Fusillade à Bruxelles en 2016 : Abdeslam et son complice condamnés à 20 ans de prison

Quatre policiers avaient été blessés à Forest lors d’une perquisition qui devait être « de routine ». Abdeslam avait refusé de répondre au tribunal.

Le djihadiste français Salah Abdeslam et son complice tunisien Sofiane Ayari ont été condamnés lundi à Bruxelles à 20 ans de prison pour leur participation à une fusillade avec des policiers survenue le 15 mars 2016 dans la capitale belge. Dans son jugement, conforme aux réquisitions du parquet fédéral, le tribunal correctionnel de Bruxelles les a reconnus coupables de tentative d’assassinat à caractère terroriste. « Leur ancrage dans le radicalisme ne fait aucun doute », a notamment relevé le jugement. Quatre policiers avaient été blessés lors d’une perquisition qui avait mal tourné ce jour-là dans la commune bruxelloise de Forest.

C’est la première fois qu’un tribunal statue sur le sort du seul membre encore en vie des commandos djihadistes qui ont attaqué Paris le 13 novembre 2015, faisant 130 morts.

Le silence d’Abdeslam

Lors du procès début février, où les deux prévenus répondaient notamment de « tentative d’assassinat sur plusieurs policiers dans un contexte terroriste », aucun d’eux n’avait voulu s’expliquer sur les faits. Et Salah Abdeslam avait assumé, pour sa première apparition publique depuis son arrestation, un profil d’islamiste convaincu en défiant la justice dès l’ouverture des débats. Ce Français d’origine marocaine de 28 ans, ancien petit délinquant de la commune bruxelloise de Molenbeek, avait refusé de répondre aux questions, affirmant « placer sa confiance en Allah, et c’est tout ». Il n’était pas revenu le second jour, laissant Ayari seul face aux juges.

Le 15 mars 2016, c’est lors d’une perquisition de routine dans un logement supposé vide – dans le cadre de l’enquête sur le 13 Novembre – que des policiers belges et français avaient été visés par des tirs d’armes automatiques rue du Dries à Forest, autre commune de Bruxelles.

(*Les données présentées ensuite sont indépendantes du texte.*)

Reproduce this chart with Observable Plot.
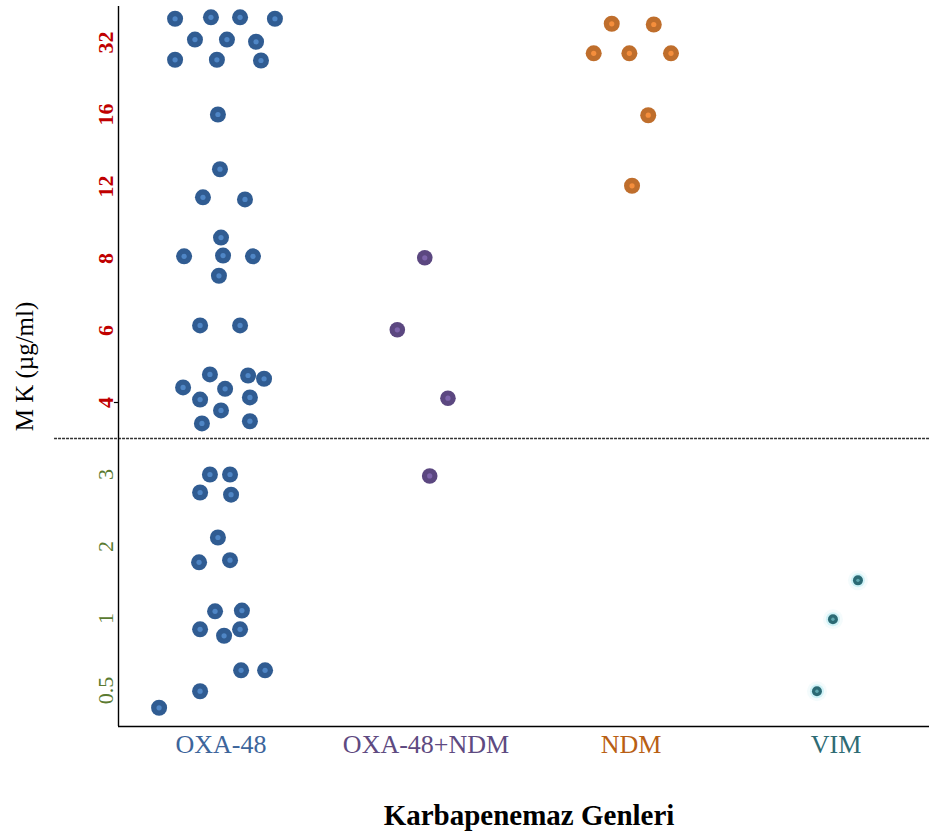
<!DOCTYPE html>
<html>
<head>
<meta charset="utf-8">
<script src="https://cdn.jsdelivr.net/npm/d3@7"></script>
<script src="https://cdn.jsdelivr.net/npm/@observablehq/plot@0.6"></script>
<style>
  html, body { margin: 0; padding: 0; background: #fff; }
  svg { display: block; }
</style>
</head>
<body>
<div id="chart"></div>
<script>
// Categories (x) and MIC levels (y, evenly spaced ranks)
const categories = ["OXA-48", "OXA-48+NDM", "NDM", "VIM"];
const micLabels = ["0.5", "1", "2", "3", "4", "6", "8", "12", "16", "32"];
const breakRank = 3.5; // dashed separator between 3 and 4

// Each point: [jitter within category (category units), MIC rank position]
const oxa48 = [
  [-0.224, 9.33], [-0.049, 9.35], [0.093, 9.35], [0.263, 9.33],
  [-0.127, 9.04], [0.029, 9.04], [0.171, 9.01],
  [-0.224, 8.76], [-0.020, 8.76], [0.195, 8.75],
  [-0.015, 8.00],
  [-0.005, 7.24], [-0.088, 6.85], [0.117, 6.82],
  [0.000, 6.29], [-0.180, 6.03], [0.010, 6.04], [0.156, 6.03], [-0.010, 5.76],
  [-0.102, 5.07], [0.093, 5.07],
  [-0.054, 4.39], [0.132, 4.375], [0.210, 4.33], [-0.185, 4.21], [0.020, 4.19],
  [-0.102, 4.04], [0.141, 4.07], [0.000, 3.89], [-0.093, 3.71], [0.141, 3.74],
  [-0.054, 3.00], [0.044, 3.00], [-0.102, 2.75], [0.049, 2.72],
  [-0.015, 2.125], [-0.107, 1.78], [0.044, 1.81],
  [-0.029, 1.10], [0.102, 1.11], [-0.102, 0.85], [0.015, 0.76], [0.093, 0.85],
  [0.098, 0.28], [0.215, 0.28], [-0.102, -0.01], [-0.302, -0.24]
];
const oxa48ndm = [
  [-0.006, 6.01], [-0.140, 5.01], [0.107, 4.06], [0.018, 2.98]
];
const ndm = [
  [-0.094, 9.26], [0.111, 9.25],
  [-0.182, 8.85], [-0.008, 8.85], [0.195, 8.85],
  [0.084, 7.99],
  [0.005, 7.01]
];
const vim = [
  [0.107, 1.53], [-0.015, 0.99], [-0.093, -0.01]
];

const seriesData = [oxa48, oxa48ndm, ndm, vim];
const toPoints = (arr, ci) => arr.map(([dx, r]) => ({cat: categories[ci], x: ci + dx, y: r}));
const pts = seriesData.map((s, i) => toPoints(s, i));

const catColors = ["#3d659b", "#5e4a81", "#b95f14", "#2e6b74"];
const levels = micLabels.map((label, i) => ({label, rank: i}));
const lowLevels = levels.filter(d => d.rank < breakRank);
const highLevels = levels.filter(d => d.rank > breakRank);
const catTicks = categories.map((c, i) => ({c, i}));

const serif = "'Liberation Serif', 'Times New Roman', serif";

const chart = Plot.plot({
  width: 929,
  height: 834,
  marginTop: 6,
  marginBottom: 108,
  marginLeft: 118,
  marginRight: 0,
  x: {type: "linear", domain: [-0.5, 3.456], axis: null},
  y: {type: "linear", domain: [-0.5, 9.5], axis: null},
  style: {fontFamily: serif, background: "#fff", overflow: "visible"},
  marks: [
    // dashed separator
    Plot.ruleY([breakRank], {x1: -0.812, x2: 3.456, stroke: "#333", strokeWidth: 1.5, strokeDasharray: "3,1"}),
    // axis lines
    Plot.ruleX([-0.5], {y1: -0.5, y2: 9.5, stroke: "#000", strokeWidth: 1.4}),
    Plot.ruleY([-0.5], {x1: -0.5, x2: 3.456, stroke: "#000", strokeWidth: 1.4}),
    Plot.ruleY([4], {x1: -0.52, x2: -0.5, stroke: "#000", strokeWidth: 1.2}),

    // OXA-48
    Plot.dot(pts[0], {x: "x", y: "y", r: 8, fill: "#305c92"}),
    Plot.dot(pts[0], {x: "x", y: "y", r: 2.6, fill: "#4f86c6"}),
    // OXA-48+NDM
    Plot.dot(pts[1], {x: "x", y: "y", r: 7.8, fill: "#5b4780"}),
    Plot.dot(pts[1], {x: "x", y: "y", r: 2.6, fill: "#7d64ab"}),
    // NDM
    Plot.dot(pts[2], {x: "x", y: "y", r: 8, fill: "#bf6e2c"}),
    Plot.dot(pts[2], {x: "x", y: "y", r: 2.6, fill: "#f58e3c"}),
    // VIM (small with soft glow)
    Plot.dot(pts[3], {x: "x", y: "y", r: 10, fill: "#f3fbfc", fillOpacity: 0.9}),
    Plot.dot(pts[3], {x: "x", y: "y", r: 7, fill: "#c6f0f5", fillOpacity: 0.8}),
    Plot.dot(pts[3], {x: "x", y: "y", r: 5, fill: "#2b6a74"}),
    Plot.dot(pts[3], {x: "x", y: "y", r: 1.7, fill: "#5ea8b0"}),

    // y tick labels
    Plot.text(highLevels, {y: "rank", text: "label", frameAnchor: "left", dx: -6, rotate: -90,
      lineAnchor: "bottom", textAnchor: "middle", fill: "#c00000", fontWeight: "bold", fontSize: 22}),
    Plot.text(lowLevels, {y: "rank", text: "label", frameAnchor: "left", dx: -6, rotate: -90,
      lineAnchor: "bottom", textAnchor: "middle", fill: "#5a7a30", fontSize: 22}),

    // x tick labels
    Plot.text(catTicks, {x: "i", text: "c", frameAnchor: "bottom", dy: 26, lineAnchor: "bottom",
      fill: (d) => catColors[d.i], fontSize: 26}),

    // axis titles
    Plot.text(["M K (µg/ml)"], {frameAnchor: "left", dx: -86, rotate: -90, lineAnchor: "bottom",
      textAnchor: "middle", fill: "#000", fontSize: 25}),
    Plot.text(["Karbapenemaz Genleri"], {frameAnchor: "bottom", dx: 5, dy: 98, lineAnchor: "bottom",
      fill: "#000", fontWeight: "bold", fontSize: 29})
  ]
});

document.getElementById("chart").appendChild(chart);
</script>
</body>
</html>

Quatre d’entre eux avaient été blessés, et un djihadiste algérien de 35 ans avait été tué, fusil en mains, en couvrant la fuite d’Ayari et d’Abdeslam – dont les enquêteurs retrouveront rapidement une empreinte ADN sur les lieux. Ce raid policier avait précipité la fin de la cavale de celui qui était alors l’homme le plus recherché d’Europe. Abdeslam avait été arrêté le 18 mars à Molenbeek avec Ayari.

Au procès, accusation et parties civiles ont rappelé le contexte de la fusillade, survenue dans une des multiples planques belges de la cellule djihadiste à l’origine des attaques du 13 Novembre. Un groupe dont d’autres membres allaient commettre une semaine plus tard, le 22 mars 2016, les attentats-suicides de Bruxelles (32 morts), également revendiqués par l’organisation État islamique (EI). Pour justifier la peine de 20 ans de prison réclamée contre Abdeslam et Ayari – soit le maximum pour les faits jugés –, la représentante du parquet fédéral Kathleen Grosjean avait fustigé leur « ancrage sévère » dans l’idéologie de l’EI et leur absence de regrets pour ces tirs d’une « extrême gravité ».

« Une scène de guerre »

« En entendant Police à la porte, pourquoi n’ont-ils pas fui ? Le fait qu’ils soient restés signifie bien que leur but était de combattre l’ennemi, de tuer les policiers s’ils étaient découverts », avait lancé Mme Grosjean, décrivant « une véritable scène de guerre ». Parmi les policiers blessés, un membre des unités spéciales touché à la tête n’a jamais pu reprendre le travail en raison de ses lésions cérébrales, avait raconté son avocat.

De leur côté, les avocats des prévenus avaient mis en garde le tribunal contre la tentation d’être influencé par « la folie médiatique et sécuritaire » entourant ce procès, et imploré son impartialité. « Ce dossier est pollué par tout ce que vous avez lu, vu, entendu », avait lancé Me Sven Mary, qui défend Abdeslam.

Salah Abdeslam est un suspect-clé des attentats du 13 novembre 2015. Les investigations ont montré qu’il a déposé ce soir-là les trois kamikazes du Stade de France, près de Paris, avant d’abandonner une ceinture explosive. Ce qui laisse penser qu’il devait lui aussi mener une attaque-suicide, même si au final la ceinture s’était avérée défectueuse. Le Français est aussi soupçonné d’avoir convoyé à travers l’Europe à la fin de l’été 2015 dix djihadistes. Parmi eux, un certain Sofiane Ayari, qui avait rejoint l’EI en Syrie fin 2014.